You'll be hard-pressed to find a 1980s kid who doesn't know the peppy jingle set to pop music: "I believe in Crystal Light, cause I believe in me."
A lunchbox staple and must-have, we folded, twisted and tucked the sticky, chewy fruit roll-ups into the right size to stick it to the roof of our mouth for hours after lunch ended. It really did make fruit fun.
Dr. Pepper Gum
No soda machine? No problem! One bite into a Dr. Pepper piece of bubble gum sent a burst of the spicy cola out of the gum's liquid center to quench your thirst.
So what if they turned your fingers bright orange and left a cheesy residue all over your hands––Planters Cheez Balls were an easy, airy snack and they came in giant canisters which meant no fighting with your siblings over who got to eat the most.
Your unassuming toaster oven became an instant bakery when you popped in a frozen Toaster Strudel and out came a flaky pastry filled with warm fruit goodness that you got to top with sugary icing. Breakfast was served indeed.
Mr. T Cereal
You pitied the fool who didn't get to start the day with a big bowl of Mr. T cereal. Let's face it—we all just wanted the stickers inside the box.
Big League Chew
Move over candy cigarettes, kids of the '80s got more than a mouthful pretending Big League Chew was tobacco. How many of you actually packed an entire bag of the shredded gum into your lower lip?
Anyone else in awe that the sweet shell of an ingenious Gobstopper changed colors multiple times before arriving at its sour center? Entertainment for hours.
If kids today only knew how hard it was to get the straw into the original packaging of a Capri Sun. But the Wild Cherry juice in the metallic pouch really added some punch to school lunches and snack time.
In retrospect, Lunchables were like the PlanetBox of the '80s. Circular disks of bologna, squares of neon orange cheese, crackers to stack 'em on and a dessert and drink all tucked perfectly secure into their own compartments.

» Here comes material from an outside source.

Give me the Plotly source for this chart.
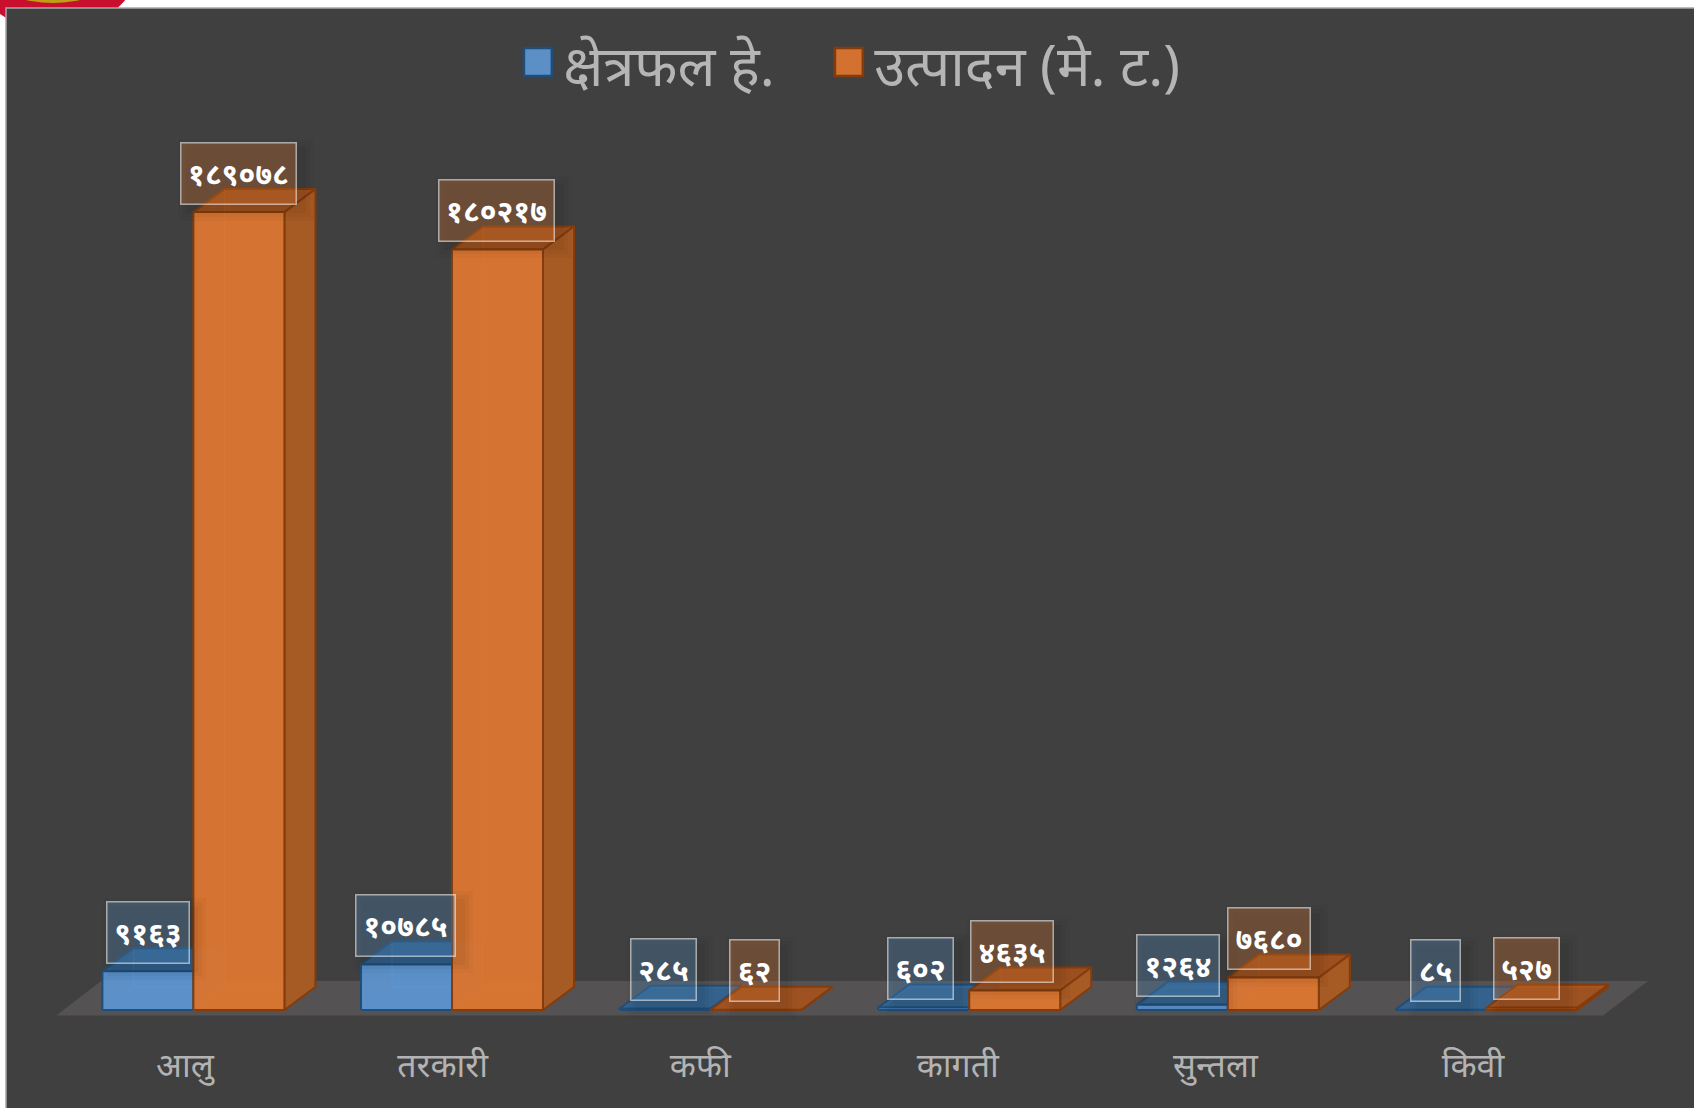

Ahhh, Handi-Snacks. We all pretended to be master chefs spreading that hard blob of cheese ever so gently across a buttery cracker without breaking it. In an effort to be eco-friendly, the red stick is no longer included, but a petition is trying to bring it back.
Diet Coke first hit the scene in 1982 and one or both of your parents probably bought it by the case and lived on it as some sort of magical elixir.
Keebler's Magic Middles
The cookie was elevated to an art form in Keebler's Magic Middles which thrilled us all with the chocolatey frosting inside. Two desserts in one.
Jolly Rancher Fire Stix
More like a punishment than a treat, Jolly Rancher Fire Stix sticks set your mouth on fire—and cut your tongue once you sucked on them long enough to turn them into a sharp shard.
Sara Lee All Butter Pound Cake
If you ate all your veggies, you were promised a thick slice of thawed Sara Lee All Butter Pound Cake that every kid of the '80s came to know and love as an after-dinner dessert.
Hot Pockets were the ultimate DIY after-school snack. You slid the pizza into that silver sleeve from the space age and watched mind-blowing microwave technology do its thing.
You may still have one of these teeny-tiny pebble-like candies stuck in one of your molars today. You got to pour them straight in your mouth––and if you were really crazy, you slid open BOTH sides of the box to get a mix of each flavor at once.
The decade started with a real bang in 1981 when General Mills got the first patent for a microwave popcorn bag. Sure, it wasn't the perfect pop every time, but the convenience factor outweighed the frustration of unpopped kernels.